— start Data shown —

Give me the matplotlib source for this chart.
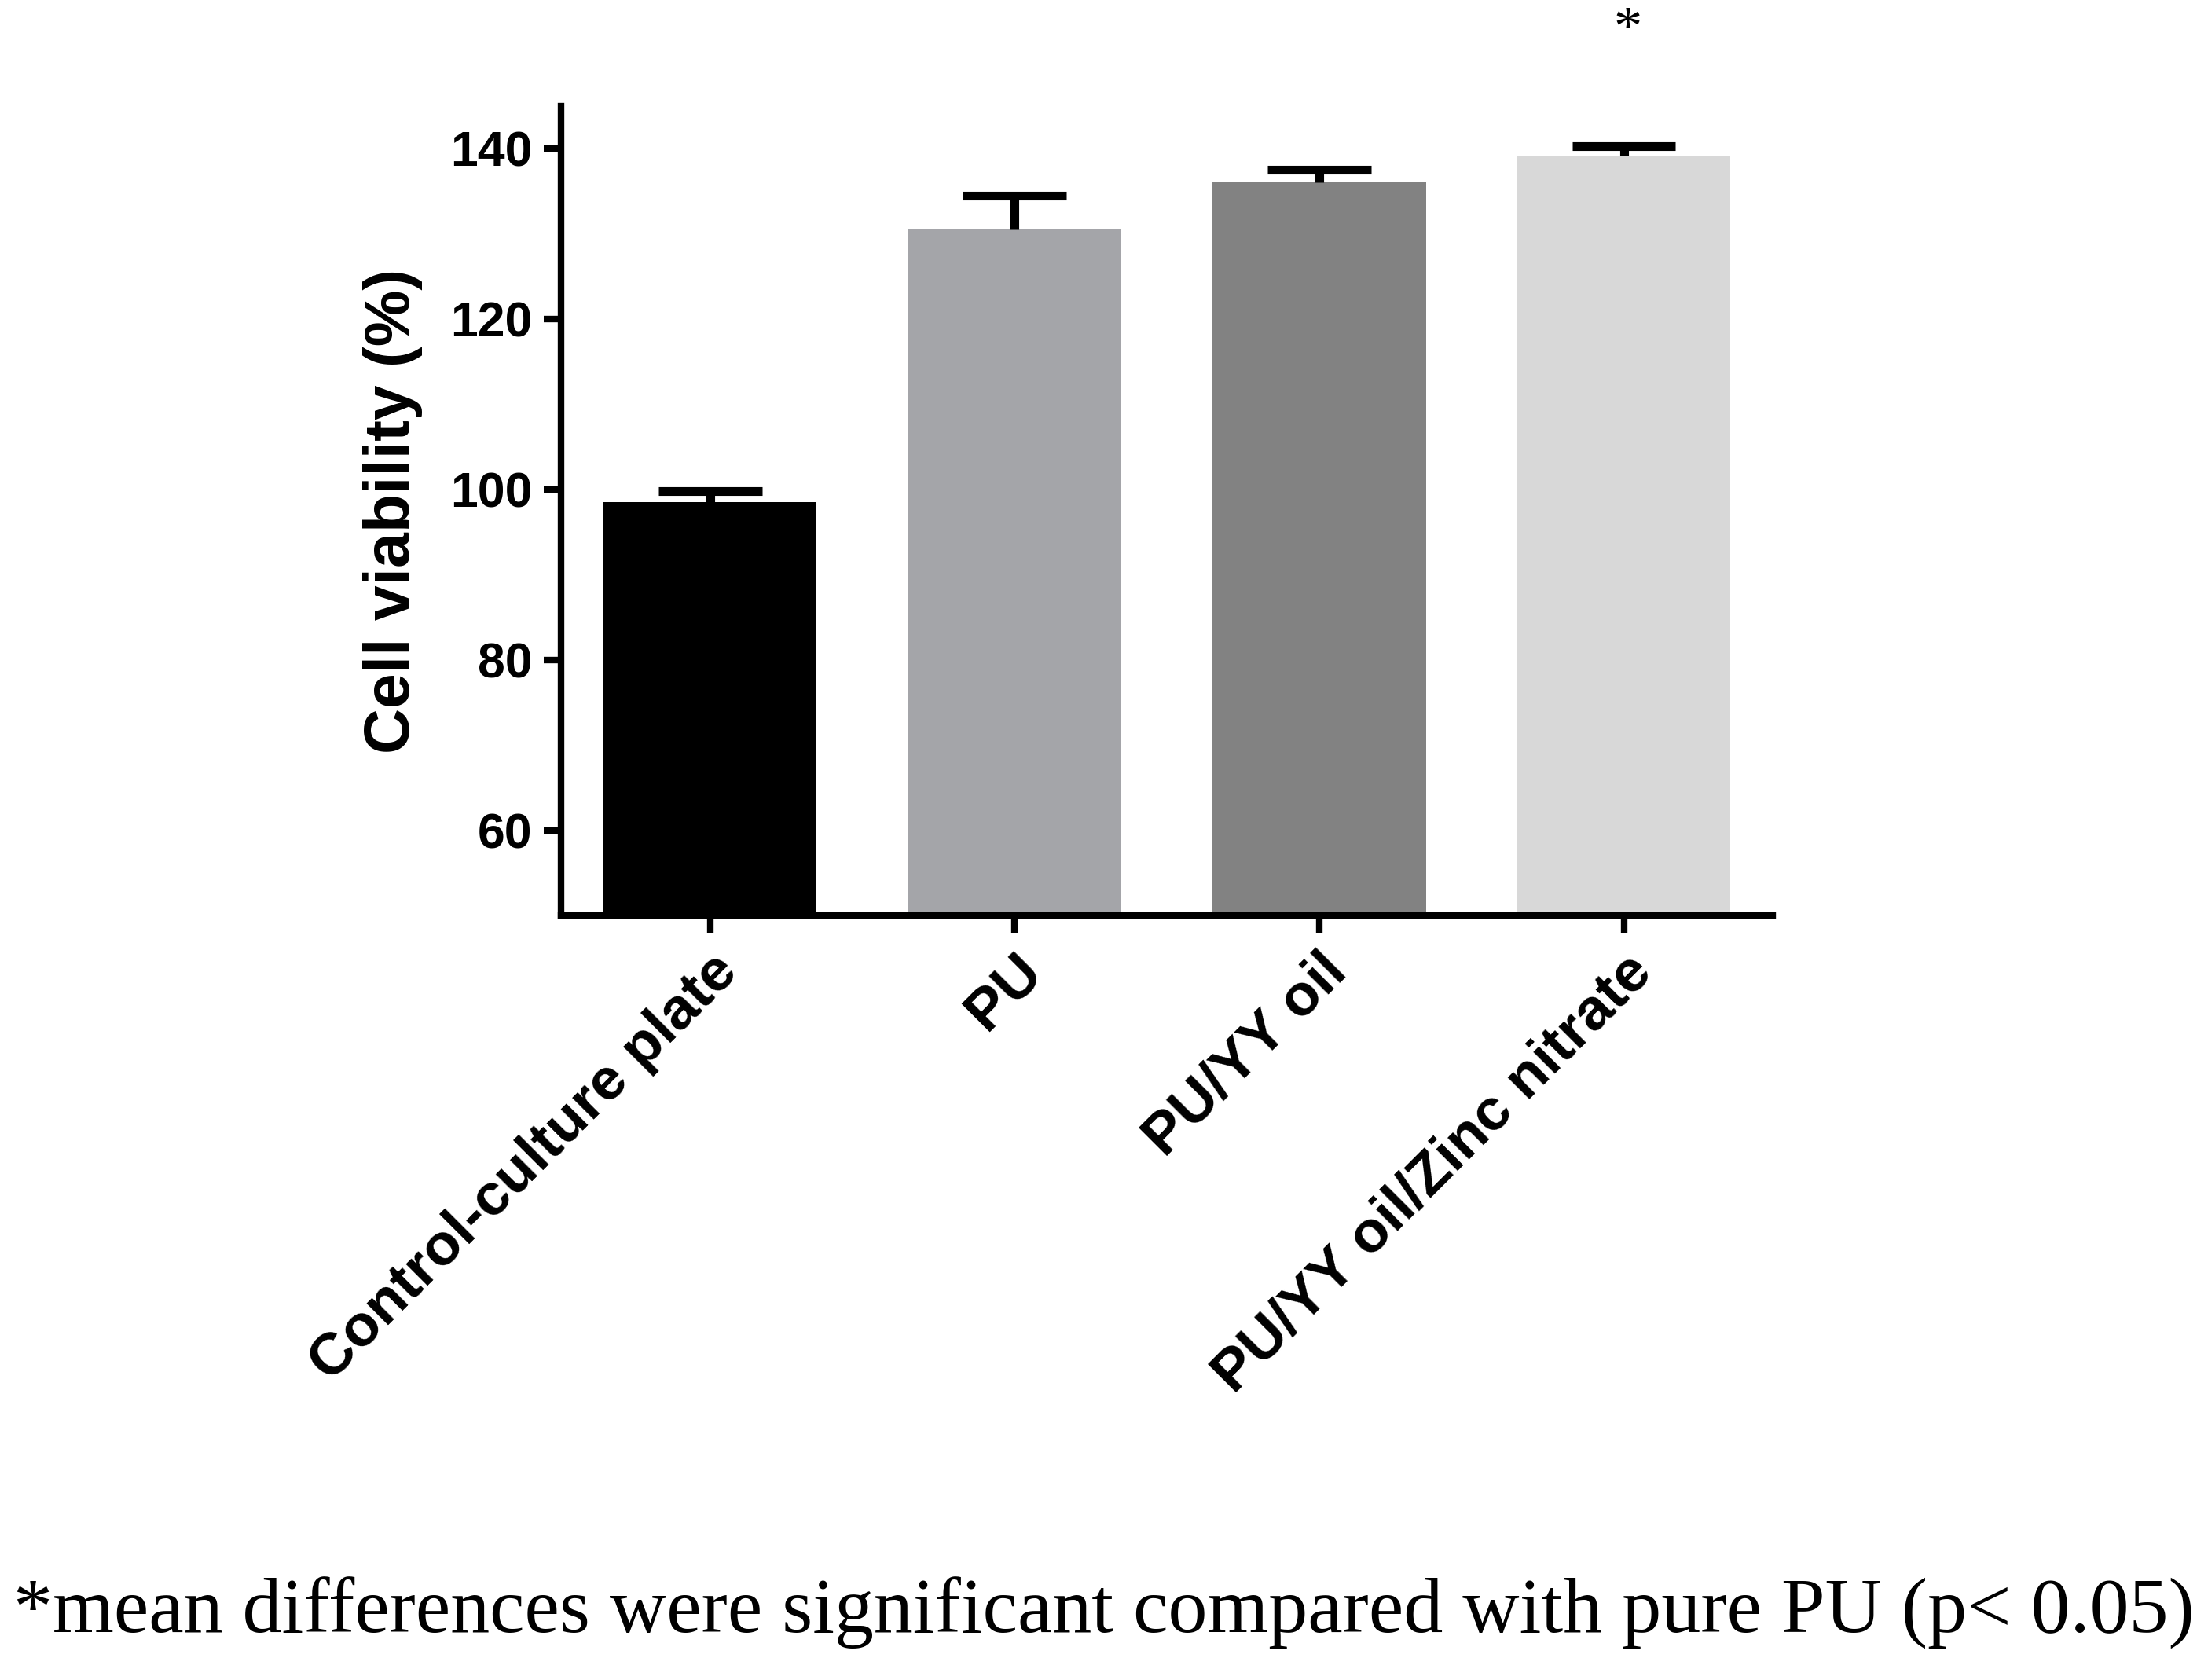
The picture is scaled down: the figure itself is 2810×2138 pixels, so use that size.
import matplotlib
matplotlib.use("Agg")
import matplotlib.pyplot as plt

categories = ["Control-culture plate", "PU", "PU/YY oil", "PU/YY oil/Zinc nitrate"]
means = [98.5, 130.5, 136.0, 139.2]
errors = [1.3, 4.0, 1.5, 1.1]
colors = ["#000000", "#a4a5a9", "#828282", "#d8d8d8"]
yticks = [60, 80, 100, 120, 140]

fig = plt.figure(figsize=(28.1, 21.38), dpi=100)
ax = fig.add_axes([0.254, 0.455, 0.549, 0.482])
x = list(range(len(categories)))
ax.bar(x, means, width=0.7, color=colors, zorder=2)
tops = [m + e for m, e in zip(means, errors)]
ax.vlines(x, means, tops, color="black", linewidth=8, zorder=3)
ax.hlines(tops, [xi - 0.17 for xi in x], [xi + 0.17 for xi in x],
          color="black", linewidth=8, zorder=3)
ax.set_xlim(-0.49, 3.49)
ax.set_ylim(50, 145)
ax.set_yticks(yticks)
ax.set_xticks(x)
font = dict(family="Liberation Sans", weight="bold")
ax.set_yticklabels([str(v) for v in yticks], fontsize=45, **font)
ax.set_xticklabels(categories, rotation=45, ha="right", rotation_mode="anchor",
                   fontsize=54, **font)
ax.set_ylabel("Cell viability (%)", fontsize=58, labelpad=25, **font)
for s in ["top", "right"]:
    ax.spines[s].set_visible(False)
for s in ["left", "bottom"]:
    ax.spines[s].set_linewidth(6)
ax.tick_params(width=6, length=16, pad=10)
fig.text(1150/1560, 1 - 22/1187, "*", ha="center", va="center", fontsize=52,
         family="Liberation Serif")
fig.text(0.5, 1 - 1140/1187, "*mean differences were significant compared with pure PU (p< 0.05)",
         ha="center", va="center", fontsize=72, family="Liberation Serif")
fig.savefig("out.png", dpi=100)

— end Data shown —

#### The problem:
Write out each line exactly as it appears, from the line with "The picture is" up to and including the line with "import matplotlib.pyplot as plt".

#### Task output:
The picture is scaled down: the figure itself is 2810×2138 pixels, so use that size.
import matplotlib
matplotlib.use("Agg")
import matplotlib.pyplot as plt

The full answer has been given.